In Manhattan Measure, the first of these journeys, Schmidt measured the width and length of Manhattan—literally, with yardsticks. Inspired by the prophet Zechariah's vision of a man going out to measure the width and length of Jerusalem, and ending with a cross-shaped sculpture made with the nearly 30,000 red, numbered yardsticks used, the project took over a year to complete.
Next, Schmidt was invited to Philadelphia to propose a project. In thinking about the City of Brotherly Love, Paul's great text on love from his first letter to the church in Corinth came to Schmidt's mind. Using panels of scrap wood, each with a letter cut out like a stencil, Schmidt constructed a copy of the entire text. The text was spelled out by leaning the panels against buildings, walls, and fences, and was repeated over a six-mile journey through the city, composing "Lovetown PA."
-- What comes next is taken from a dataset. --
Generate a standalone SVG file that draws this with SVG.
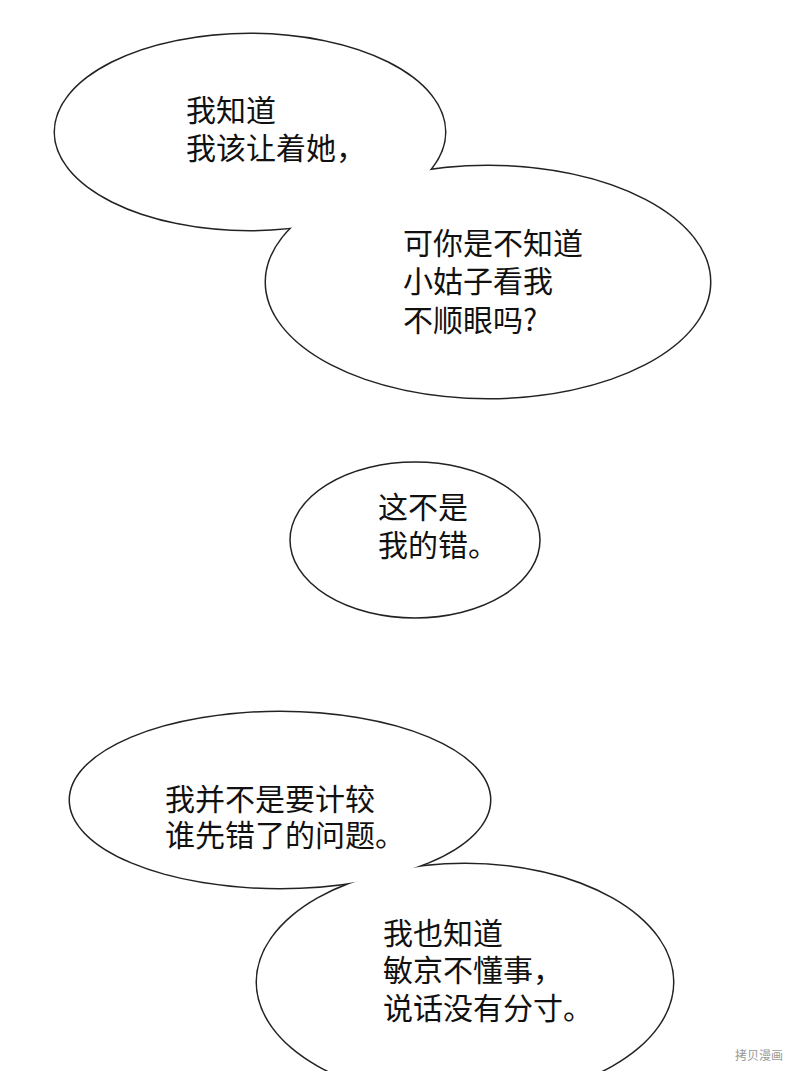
<svg xmlns="http://www.w3.org/2000/svg" width="800" height="1071" viewBox="0 0 800 1071">
<style>
.s{fill:none;stroke:#222;stroke-width:3}
.f{fill:#fff;stroke:none}
.t{font-family:"Noto Sans CJK SC",sans-serif;font-size:30px;fill:#111}
</style>
<rect width="800" height="1071" fill="#fff"/>
<g id="connectors"></g>
<g id="bubble-1-2">
<ellipse class="s" cx="250" cy="132" rx="195" ry="98"/>
<ellipse class="s" cx="488" cy="282" rx="222" ry="116"/>
<ellipse class="f" cx="250" cy="132" rx="195" ry="98"/>
<ellipse class="f" cx="488" cy="282" rx="222" ry="116"/>
<text class="t" x="186" y="121">我知道</text>
<text class="t" x="186" y="159">我该让着她，</text>
<text class="t" x="403" y="254">可你是不知道</text>
<text class="t" x="403" y="292">小姑子看我</text>
<text class="t" x="403" y="331">不顺眼吗?</text>
</g>
<g id="bubble-3">
<ellipse cx="415" cy="540" rx="125" ry="78" fill="#fff" stroke="#222" stroke-width="1.5"/>
<text class="t" x="378" y="518">这不是</text>
<text class="t" x="378" y="556">我的错。</text>
</g>
<g id="bubble-4-5">
<ellipse class="s" cx="280" cy="800" rx="210" ry="88"/>
<ellipse class="s" cx="465" cy="982" rx="208" ry="118"/>
<ellipse class="f" cx="280" cy="800" rx="210" ry="88"/>
<ellipse class="f" cx="465" cy="982" rx="208" ry="118"/>
<text class="t" x="165" y="810">我并不是要计较</text>
<text class="t" x="165" y="846">谁先错了的问题。</text>
<text class="t" x="383" y="944">我也知道</text>
<text class="t" x="383" y="981">敏京不懂事，</text>
<text class="t" x="383" y="1019">说话没有分寸。</text>
</g>
<text x="735" y="1060" font-family="Noto Sans CJK SC,sans-serif" font-size="12" fill="#999">拷贝漫画</text>
</svg>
This Is Our City's Christy Tennant interviewed Schmidt about his work. Special thanks for the accompanying images to Alicia Hansen, who has documented both of Schmidt's projects.
When did you complete Manhattan Measure? How long did you work on it?
I completed Manhattan Measure in January 2008. A documentary about the project has been screened at several film festivals around the country, but I haven't found a place to show the sculpture along with the photographs and film as a complete exhibition, so in one way I feel like it is still unfinished.
Lovetown PA was completed in October 2010. I made four trips to Philadelphia over five months, and spent 12 days doing the project on the streets. Before I could begin in Philadelphia, though, I spent about a year of evenings and weekends collecting and preparing the scrap wood for the panels.